■ **What needs to be done**:
Copy each line in which the string "matplotlib" occurs.
□ □ □ □ □ □ □
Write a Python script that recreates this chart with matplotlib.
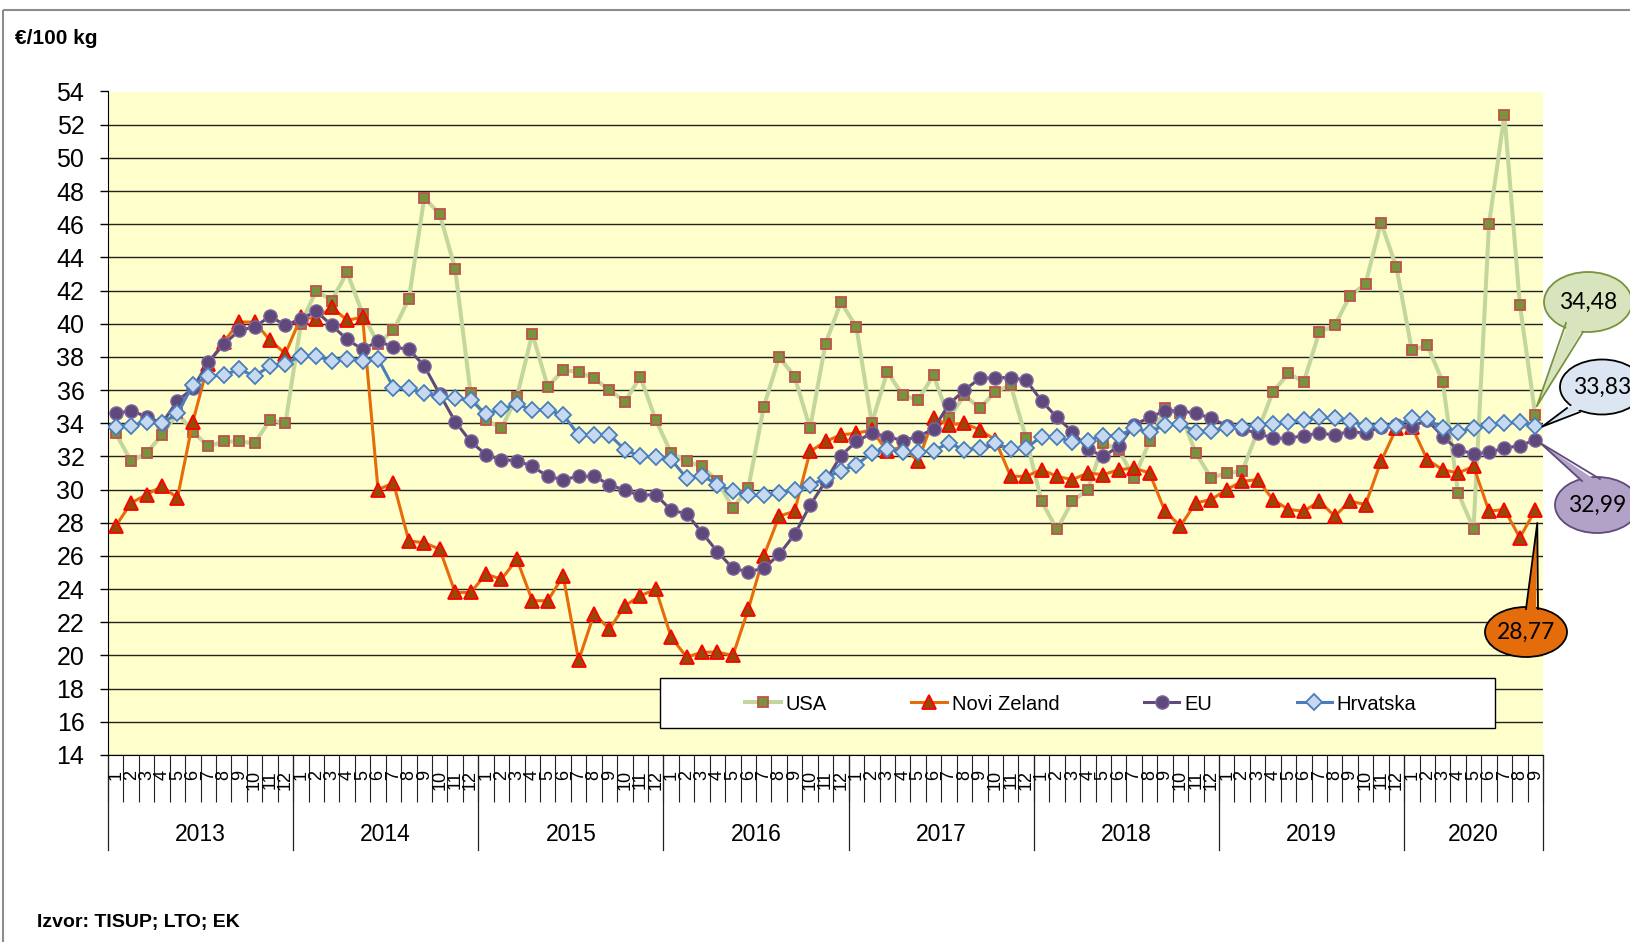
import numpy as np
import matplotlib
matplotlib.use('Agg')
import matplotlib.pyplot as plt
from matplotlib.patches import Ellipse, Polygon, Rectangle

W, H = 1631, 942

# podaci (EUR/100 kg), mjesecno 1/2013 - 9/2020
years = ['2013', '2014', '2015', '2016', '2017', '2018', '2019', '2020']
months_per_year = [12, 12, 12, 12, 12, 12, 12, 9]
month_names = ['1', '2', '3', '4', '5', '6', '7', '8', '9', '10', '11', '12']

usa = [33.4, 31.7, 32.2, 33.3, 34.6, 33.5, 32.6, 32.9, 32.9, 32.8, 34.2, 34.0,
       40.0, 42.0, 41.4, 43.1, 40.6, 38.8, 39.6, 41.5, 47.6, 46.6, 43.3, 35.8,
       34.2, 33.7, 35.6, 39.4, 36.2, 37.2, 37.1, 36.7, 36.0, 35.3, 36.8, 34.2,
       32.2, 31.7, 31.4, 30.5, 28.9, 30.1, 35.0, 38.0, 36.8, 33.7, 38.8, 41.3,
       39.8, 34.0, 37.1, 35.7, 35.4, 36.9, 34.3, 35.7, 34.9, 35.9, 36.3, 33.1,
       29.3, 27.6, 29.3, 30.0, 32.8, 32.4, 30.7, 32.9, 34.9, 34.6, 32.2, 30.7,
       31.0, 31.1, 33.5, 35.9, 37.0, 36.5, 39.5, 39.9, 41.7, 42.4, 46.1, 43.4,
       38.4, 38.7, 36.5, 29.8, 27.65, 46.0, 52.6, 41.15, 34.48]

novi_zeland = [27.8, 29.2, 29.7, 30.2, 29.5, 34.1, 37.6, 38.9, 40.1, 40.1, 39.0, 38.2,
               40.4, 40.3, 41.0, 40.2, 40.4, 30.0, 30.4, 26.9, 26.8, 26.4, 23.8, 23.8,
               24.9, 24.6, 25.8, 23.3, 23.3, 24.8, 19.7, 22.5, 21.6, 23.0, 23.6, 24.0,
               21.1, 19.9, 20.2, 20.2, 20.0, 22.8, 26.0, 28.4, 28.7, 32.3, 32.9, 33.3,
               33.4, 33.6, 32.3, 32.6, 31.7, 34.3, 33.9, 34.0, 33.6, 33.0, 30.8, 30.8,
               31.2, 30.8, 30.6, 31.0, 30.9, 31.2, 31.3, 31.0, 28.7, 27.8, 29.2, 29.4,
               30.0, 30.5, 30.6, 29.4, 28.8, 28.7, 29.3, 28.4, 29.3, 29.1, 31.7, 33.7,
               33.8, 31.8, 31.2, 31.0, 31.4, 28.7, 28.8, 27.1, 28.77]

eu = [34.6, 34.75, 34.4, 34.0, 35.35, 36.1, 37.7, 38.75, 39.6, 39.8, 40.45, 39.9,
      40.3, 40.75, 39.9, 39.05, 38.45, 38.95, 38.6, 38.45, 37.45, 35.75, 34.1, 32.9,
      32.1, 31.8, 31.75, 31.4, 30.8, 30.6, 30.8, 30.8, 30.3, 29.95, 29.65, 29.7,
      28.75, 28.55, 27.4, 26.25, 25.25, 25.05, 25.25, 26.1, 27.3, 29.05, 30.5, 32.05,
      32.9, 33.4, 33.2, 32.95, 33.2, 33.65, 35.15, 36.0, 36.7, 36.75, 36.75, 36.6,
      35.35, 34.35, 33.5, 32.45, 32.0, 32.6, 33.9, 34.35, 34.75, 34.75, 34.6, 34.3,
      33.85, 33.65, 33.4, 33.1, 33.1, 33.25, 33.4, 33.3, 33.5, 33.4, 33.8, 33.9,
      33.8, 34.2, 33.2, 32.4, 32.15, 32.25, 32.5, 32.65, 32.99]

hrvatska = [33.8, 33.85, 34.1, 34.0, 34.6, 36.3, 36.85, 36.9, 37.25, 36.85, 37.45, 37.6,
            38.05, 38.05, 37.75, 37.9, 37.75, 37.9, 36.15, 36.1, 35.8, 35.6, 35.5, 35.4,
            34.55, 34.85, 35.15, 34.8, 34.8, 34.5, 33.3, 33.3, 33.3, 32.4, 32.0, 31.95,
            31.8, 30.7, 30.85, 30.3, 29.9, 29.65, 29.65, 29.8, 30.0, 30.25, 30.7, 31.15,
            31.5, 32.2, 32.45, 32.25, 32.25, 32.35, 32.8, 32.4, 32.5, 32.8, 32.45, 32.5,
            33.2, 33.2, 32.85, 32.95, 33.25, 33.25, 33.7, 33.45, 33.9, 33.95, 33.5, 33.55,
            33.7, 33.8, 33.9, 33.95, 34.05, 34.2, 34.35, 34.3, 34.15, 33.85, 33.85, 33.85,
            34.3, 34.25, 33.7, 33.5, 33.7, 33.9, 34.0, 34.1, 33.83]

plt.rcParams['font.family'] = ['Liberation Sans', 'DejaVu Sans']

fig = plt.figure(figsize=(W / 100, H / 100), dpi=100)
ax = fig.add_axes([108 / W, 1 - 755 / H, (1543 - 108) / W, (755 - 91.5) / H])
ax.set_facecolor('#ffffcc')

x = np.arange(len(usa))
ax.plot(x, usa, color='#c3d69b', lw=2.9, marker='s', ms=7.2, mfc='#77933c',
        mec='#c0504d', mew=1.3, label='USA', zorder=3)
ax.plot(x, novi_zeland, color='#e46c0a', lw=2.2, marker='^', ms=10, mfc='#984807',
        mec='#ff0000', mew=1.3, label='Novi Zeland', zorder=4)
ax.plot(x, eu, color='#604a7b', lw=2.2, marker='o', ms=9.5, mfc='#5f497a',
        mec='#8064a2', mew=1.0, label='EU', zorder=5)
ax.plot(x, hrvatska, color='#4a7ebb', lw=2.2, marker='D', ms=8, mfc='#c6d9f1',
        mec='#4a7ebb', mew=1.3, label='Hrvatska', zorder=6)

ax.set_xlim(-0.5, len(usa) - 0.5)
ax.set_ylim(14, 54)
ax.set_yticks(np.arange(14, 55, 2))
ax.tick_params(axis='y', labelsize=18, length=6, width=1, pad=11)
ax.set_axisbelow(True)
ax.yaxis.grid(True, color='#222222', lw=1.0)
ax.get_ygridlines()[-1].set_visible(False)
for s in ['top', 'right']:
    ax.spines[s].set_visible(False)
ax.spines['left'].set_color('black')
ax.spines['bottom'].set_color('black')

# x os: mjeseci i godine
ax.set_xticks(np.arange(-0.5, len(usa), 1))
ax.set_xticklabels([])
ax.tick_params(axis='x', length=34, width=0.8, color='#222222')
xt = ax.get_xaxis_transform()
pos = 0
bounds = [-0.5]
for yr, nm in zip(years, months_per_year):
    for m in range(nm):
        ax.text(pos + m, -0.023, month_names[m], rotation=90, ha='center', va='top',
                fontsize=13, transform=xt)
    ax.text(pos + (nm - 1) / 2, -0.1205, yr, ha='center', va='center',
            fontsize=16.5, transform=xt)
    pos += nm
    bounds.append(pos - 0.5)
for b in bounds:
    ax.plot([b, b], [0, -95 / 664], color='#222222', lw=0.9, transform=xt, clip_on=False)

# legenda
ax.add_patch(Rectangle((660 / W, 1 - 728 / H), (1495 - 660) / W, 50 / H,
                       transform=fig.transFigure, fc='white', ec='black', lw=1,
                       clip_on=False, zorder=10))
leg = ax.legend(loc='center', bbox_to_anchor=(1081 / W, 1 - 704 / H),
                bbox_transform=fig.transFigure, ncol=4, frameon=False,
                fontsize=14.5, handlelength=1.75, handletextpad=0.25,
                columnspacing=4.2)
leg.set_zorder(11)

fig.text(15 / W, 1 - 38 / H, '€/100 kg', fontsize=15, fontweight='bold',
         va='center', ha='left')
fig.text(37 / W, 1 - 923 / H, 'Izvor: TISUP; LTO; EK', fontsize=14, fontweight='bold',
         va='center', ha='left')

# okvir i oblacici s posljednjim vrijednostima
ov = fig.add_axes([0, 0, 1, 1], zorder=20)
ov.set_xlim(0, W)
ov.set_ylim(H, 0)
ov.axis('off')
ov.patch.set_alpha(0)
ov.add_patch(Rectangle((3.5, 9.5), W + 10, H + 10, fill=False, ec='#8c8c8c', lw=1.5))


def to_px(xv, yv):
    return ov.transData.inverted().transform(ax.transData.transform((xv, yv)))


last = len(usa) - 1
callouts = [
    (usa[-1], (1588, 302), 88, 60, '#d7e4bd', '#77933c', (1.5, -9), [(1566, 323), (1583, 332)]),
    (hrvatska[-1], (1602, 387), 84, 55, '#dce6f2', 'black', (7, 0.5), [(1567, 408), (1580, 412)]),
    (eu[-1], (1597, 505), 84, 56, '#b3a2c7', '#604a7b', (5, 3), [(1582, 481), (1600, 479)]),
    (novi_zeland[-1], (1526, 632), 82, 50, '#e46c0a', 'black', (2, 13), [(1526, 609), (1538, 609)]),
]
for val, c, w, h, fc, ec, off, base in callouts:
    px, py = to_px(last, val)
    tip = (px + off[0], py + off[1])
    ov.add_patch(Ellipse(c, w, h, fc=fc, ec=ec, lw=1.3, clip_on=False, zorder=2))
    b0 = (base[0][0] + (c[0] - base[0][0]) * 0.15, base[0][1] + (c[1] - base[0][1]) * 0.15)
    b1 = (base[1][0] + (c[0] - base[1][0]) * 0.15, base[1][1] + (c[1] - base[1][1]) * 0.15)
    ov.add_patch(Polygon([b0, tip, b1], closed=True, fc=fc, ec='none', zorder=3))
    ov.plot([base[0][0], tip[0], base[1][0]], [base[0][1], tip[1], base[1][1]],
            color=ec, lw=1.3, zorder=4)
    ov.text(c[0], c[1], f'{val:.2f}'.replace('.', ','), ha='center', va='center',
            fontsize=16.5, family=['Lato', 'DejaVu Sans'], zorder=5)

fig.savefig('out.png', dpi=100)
□ □ □ □ □ □ □
■ **Answer**:
Write a Python script that recreates this chart with matplotlib.
import matplotlib
matplotlib.use('Agg')
import matplotlib.pyplot as plt
from matplotlib.patches import Ellipse, Polygon, Rectangle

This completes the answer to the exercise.